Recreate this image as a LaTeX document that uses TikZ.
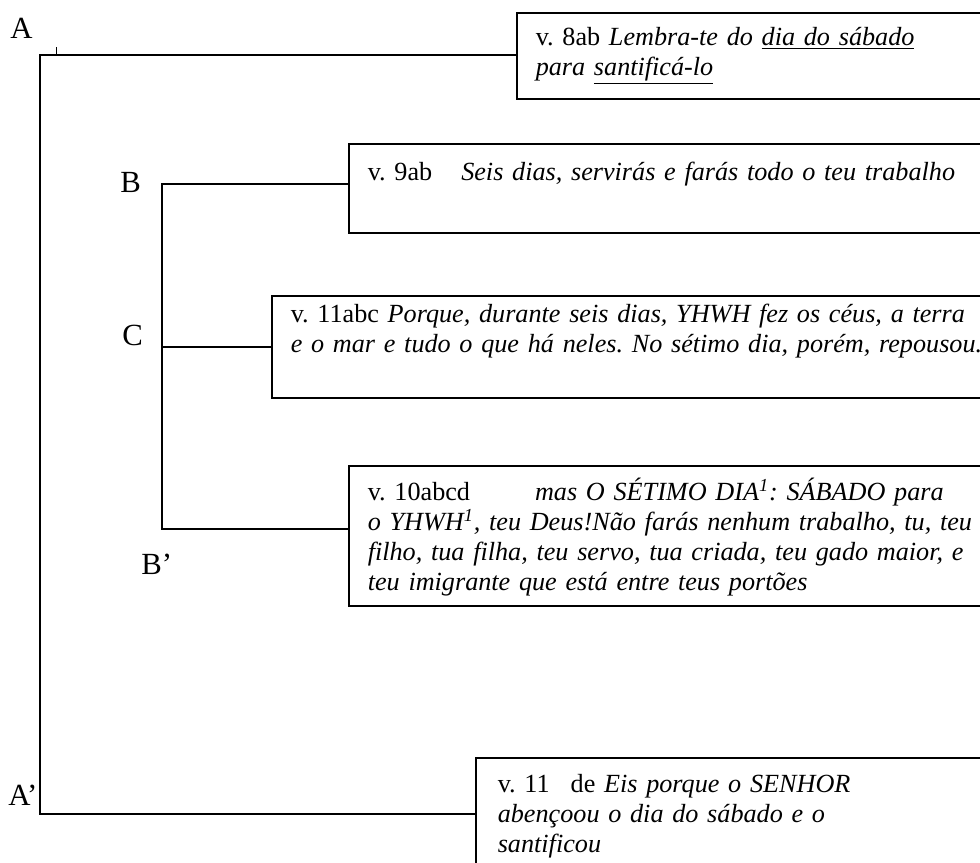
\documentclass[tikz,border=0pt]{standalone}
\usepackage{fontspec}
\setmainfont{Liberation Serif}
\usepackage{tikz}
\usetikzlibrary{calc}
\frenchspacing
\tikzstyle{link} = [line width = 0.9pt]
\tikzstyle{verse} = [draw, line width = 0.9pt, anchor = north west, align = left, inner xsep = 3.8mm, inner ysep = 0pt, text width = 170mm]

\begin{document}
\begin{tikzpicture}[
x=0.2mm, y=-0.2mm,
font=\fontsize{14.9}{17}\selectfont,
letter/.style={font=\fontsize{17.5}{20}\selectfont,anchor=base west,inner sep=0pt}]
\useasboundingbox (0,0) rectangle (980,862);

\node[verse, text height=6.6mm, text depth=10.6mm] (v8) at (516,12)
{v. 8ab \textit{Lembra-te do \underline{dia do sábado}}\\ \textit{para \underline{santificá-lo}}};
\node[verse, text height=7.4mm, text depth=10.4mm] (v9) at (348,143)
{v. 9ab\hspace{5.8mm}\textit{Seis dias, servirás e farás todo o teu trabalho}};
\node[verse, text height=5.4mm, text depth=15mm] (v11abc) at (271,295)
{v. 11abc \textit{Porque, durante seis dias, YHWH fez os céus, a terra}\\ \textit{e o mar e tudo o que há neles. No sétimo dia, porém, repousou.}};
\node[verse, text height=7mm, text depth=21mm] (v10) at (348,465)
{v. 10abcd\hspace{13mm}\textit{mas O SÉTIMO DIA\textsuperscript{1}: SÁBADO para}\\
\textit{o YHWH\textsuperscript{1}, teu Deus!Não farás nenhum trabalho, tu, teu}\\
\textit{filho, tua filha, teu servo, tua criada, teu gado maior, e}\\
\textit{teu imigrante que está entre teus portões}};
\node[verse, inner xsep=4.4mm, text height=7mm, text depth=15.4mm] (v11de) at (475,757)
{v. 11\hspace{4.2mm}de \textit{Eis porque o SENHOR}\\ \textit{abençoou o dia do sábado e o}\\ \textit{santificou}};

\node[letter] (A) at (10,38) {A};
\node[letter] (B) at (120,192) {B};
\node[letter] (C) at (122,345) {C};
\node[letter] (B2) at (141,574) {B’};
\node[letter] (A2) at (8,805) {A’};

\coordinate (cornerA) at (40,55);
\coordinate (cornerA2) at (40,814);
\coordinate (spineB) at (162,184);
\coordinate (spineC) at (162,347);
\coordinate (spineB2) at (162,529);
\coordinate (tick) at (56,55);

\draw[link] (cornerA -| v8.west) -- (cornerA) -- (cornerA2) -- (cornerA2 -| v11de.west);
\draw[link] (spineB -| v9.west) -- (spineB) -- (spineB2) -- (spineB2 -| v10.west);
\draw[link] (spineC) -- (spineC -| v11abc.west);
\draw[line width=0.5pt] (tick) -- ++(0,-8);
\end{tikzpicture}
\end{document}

★ ★ ★ ★ ★ ★ ★

= The task =
Reproduce the material above in full and without alteration, but skip all pictures.

= Written solution =
Recreate this image as a LaTeX document that uses TikZ.
\documentclass[tikz,border=0pt]{standalone}
\usepackage{fontspec}
\setmainfont{Liberation Serif}
\usepackage{tikz}
\usetikzlibrary{calc}
\frenchspacing
\tikzstyle{link} = [line width = 0.9pt]
\tikzstyle{verse} = [draw, line width = 0.9pt, anchor = north west, align = left, inner xsep = 3.8mm, inner ysep = 0pt, text width = 170mm]

\begin{document}
\begin{tikzpicture}[
x=0.2mm, y=-0.2mm,
font=\fontsize{14.9}{17}\selectfont,
letter/.style={font=\fontsize{17.5}{20}\selectfont,anchor=base west,inner sep=0pt}]
\useasboundingbox (0,0) rectangle (980,862);

\node[verse, text height=6.6mm, text depth=10.6mm] (v8) at (516,12)
{v. 8ab \textit{Lembra-te do \underline{dia do sábado}}\\ \textit{para \underline{santificá-lo}}};
\node[verse, text height=7.4mm, text depth=10.4mm] (v9) at (348,143)
{v. 9ab\hspace{5.8mm}\textit{Seis dias, servirás e farás todo o teu trabalho}};
\node[verse, text height=5.4mm, text depth=15mm] (v11abc) at (271,295)
{v. 11abc \textit{Porque, durante seis dias, YHWH fez os céus, a terra}\\ \textit{e o mar e tudo o que há neles. No sétimo dia, porém, repousou.}};
\node[verse, text height=7mm, text depth=21mm] (v10) at (348,465)
{v. 10abcd\hspace{13mm}\textit{mas O SÉTIMO DIA\textsuperscript{1}: SÁBADO para}\\
\textit{o YHWH\textsuperscript{1}, teu Deus!Não farás nenhum trabalho, tu, teu}\\
\textit{filho, tua filha, teu servo, tua criada, teu gado maior, e}\\
\textit{teu imigrante que está entre teus portões}};
\node[verse, inner xsep=4.4mm, text height=7mm, text depth=15.4mm] (v11de) at (475,757)
{v. 11\hspace{4.2mm}de \textit{Eis porque o SENHOR}\\ \textit{abençoou o dia do sábado e o}\\ \textit{santificou}};

\node[letter] (A) at (10,38) {A};
\node[letter] (B) at (120,192) {B};
\node[letter] (C) at (122,345) {C};
\node[letter] (B2) at (141,574) {B’};
\node[letter] (A2) at (8,805) {A’};

\coordinate (cornerA) at (40,55);
\coordinate (cornerA2) at (40,814);
\coordinate (spineB) at (162,184);
\coordinate (spineC) at (162,347);
\coordinate (spineB2) at (162,529);
\coordinate (tick) at (56,55);

\draw[link] (cornerA -| v8.west) -- (cornerA) -- (cornerA2) -- (cornerA2 -| v11de.west);
\draw[link] (spineB -| v9.west) -- (spineB) -- (spineB2) -- (spineB2 -| v10.west);
\draw[link] (spineC) -- (spineC -| v11abc.west);
\draw[line width=0.5pt] (tick) -- ++(0,-8);
\end{tikzpicture}
\end{document}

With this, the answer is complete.